Is Mytopia the new Bunchball?
Dean Takahashi over at Venturebeat has a fairly glowing article about Mytopia, a new entrant to the casual games arena. Having played Mytopia, it strikes me as Club Penguin meets Club Pogo. Not a bad pitch, eh? No wonder they got angel money.
Mytopia's main differentiator: it's cross-platform, i.e. you can play simple casual games like Chess and Poker against friends on Myspace and Facebook.
Mytopia sounds a LOT like Bunchball, the real-time cross-network casual games platform (now known as Karma Games and Avatars on Facebook).
Bunchball is also built on Flash, also embeddable anywhere, and also cross-platform (Facebook, Bebo). It also has avatars, achievements, a currency, virtual items, and a leaderboard.
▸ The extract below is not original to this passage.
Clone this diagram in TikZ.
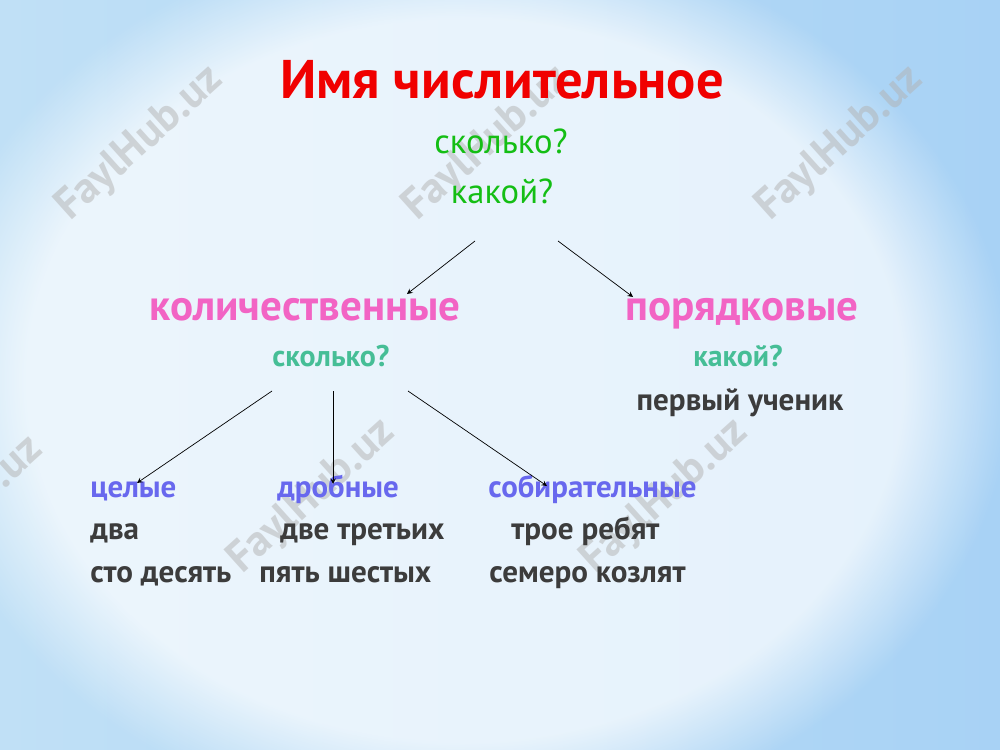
\documentclass[tikz,border=0pt]{standalone}
\usepackage{fontspec}
\setmainfont{PT Sans}
\usepackage{tikz}
\usetikzlibrary{positioning,fadings}
\definecolor{bgblue}{RGB}{168,210,245}
\definecolor{bgleft}{RGB}{192,224,246}
\definecolor{bgmid}{RGB}{244,249,254}
\definecolor{titlered}{RGB}{240,0,0}
\definecolor{qgreen}{RGB}{20,190,20}
\definecolor{catpink}{RGB}{242,100,196}
\definecolor{qteal}{RGB}{70,190,150}
\definecolor{subviolet}{RGB}{104,104,238}
\definecolor{wordgray}{RGB}{60,60,60}
\begin{document}
\begin{tikzpicture}[>=stealth,x=0.02cm,y=-0.02cm]
\tikzstyle{every node}=[inner sep=0pt,anchor=mid];
\tikzstyle{title}=[text=titlered,font=\fontsize{31}{31}\selectfont\bfseries];
\tikzstyle{question}=[text=qgreen,font=\fontsize{19.7}{20}\selectfont];
\tikzstyle{category}=[text=catpink,font=\fontsize{24.5}{25}\selectfont\bfseries];
\tikzstyle{subquestion}=[text=qteal,font=\fontsize{17}{17}\selectfont\bfseries];
\tikzstyle{kind}=[text=subviolet,anchor=mid west,font=\fontsize{17.6}{18}\selectfont\bfseries];
\tikzstyle{example}=[text=wordgray,font=\fontsize{17.7}{18}\selectfont\bfseries];
\tikzstyle{watermark}=[text=gray!60,opacity=0.5,rotate=42,anchor=center,font=\fontsize{25}{25}\selectfont\bfseries];
% background
    \useasboundingbox (0,0) rectangle (1000,750);
    \shade[left color=bgleft,middle color=bgmid,right color=bgblue] (0,0) rectangle (1000,750);
    \fill[white,opacity=0.7,path fading=circle with fuzzy edge 20 percent] (-80,-70) rectangle (1010,830);
% watermarks
    \foreach \wx/\wy [count=\i] in {140/144,487/144,840/144,-40/514,312/497,665/497}
      \node[watermark] (wm\i) at (\wx,\wy) {FaylHub.uz};
%   nodes
    \node[title] (name) at (502,94) {Имя числительное};
    \node[question] (how) at (501,149) {сколько?};
    \node[question] (which) at (502,199) {какой?};
    \node[category] (card) at (305,316) {количественные};
    \node[category] (ord) at (742,316) {порядковые};
    \node[subquestion] (cardq) at (331,362) {сколько?};
    \node[subquestion] (ordq) at (738,362) {какой?};
    \node[example] (ordex) at (740,406) {первый ученик};
    \node[kind] (whole) at (90,493) {целые};
    \node[kind] (frac) at (277,493) {дробные};
    \node[kind] (coll) at (488,493) {собирательные};
    \node[example,anchor=mid west] (two) at (90,535) {два};
    \node[example,anchor=mid west] (twothirds) at (280,535) {две третьих};
    \node[example,anchor=mid west] (three) at (511,535) {трое ребят};
    \node[example,anchor=mid west] (hundred) at (90,578) {сто десять};
    \node[example,anchor=mid west] (fivesix) at (259,578) {пять шестых};
    \node[example,anchor=mid west] (seven) at (489,578) {семеро козлят};
%   arrow ends
    \coordinate (t1) at (475,241);
    \coordinate (t2) at (558,241);
    \coordinate (c1) at (272,391);
    \coordinate (c2) at (333,391);
    \coordinate (c3) at (408,391);
    \coordinate (h1) at (407,294);
    \coordinate (h2) at (633,297);
    \coordinate (k1) at (137,483);
    \coordinate (k2) at (333,484);
    \coordinate (k3) at (547,486);
%   edges
    \draw[->] (t1) -- (h1);
    \draw[->] (t2) -- (h2);
    \draw[->] (c1) -- (k1);
    \draw[->] (c2) -- (k2);
    \draw[->] (c3) -- (k3);
\end{tikzpicture}
\end{document}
So how successful has Bunchball been on the old socnets? Not very. It has never exceeded 11,000 daily active users on Facebook despite having the benefit of being one of the first apps on Facebook and the ideal url: apps.facebook.com/games.
The fact is: creating a community around real-time games is hard. If Mytopia's strategy is to build that community on the back of social networks, then they have a difficult road ahead them. Only one real-time game has managed to have significant traction on the socnets, Zynga's Texas Hold-em Poker. And I would give my left eyeball (metaphorically, of course) to hear from Mark Pincus about how he managed that amazing feat.
If Mytopia wants to succeed if should take a lesson from World of Warcraft. The designers of WoW discovered quickly that not everyone enjoys playing with other people, especially not at first, so they put tons of single-player quests into the game. That way people could play WHEN THEIR FRIENDS WEREN'T ONLINE and still enjoy themselves.
It seems to me that providing a compelling single-player experience IN ADDITION to a compelling multi-player experience is the only way to get a world built around casual games off the ground.
Having said that, for a single-player game experience to succeed on the social network, it needs to have a significant social component, such as challenges (think Jetman) or a leaderboard(every other game on Facebook). And in the case, of a leaderboard, it's more successful if the game is built around a quality people want to brag about such as intelligence (such as in the case of Who has the Biggest Brain- currently just under 200,000 DAU).
To summarize: Mytopia, good idea, good execution...good luck.
(BTW, for readers of the blog, I assume a lot of things about you: 1. you know all the companies I talk about. 2. You know about the games I reference, and 3. You're currently running a game company or investing in one. If I'm wrong about this, let me know in the comments and I'll try and offer more introductory details about the things I'm talking about.)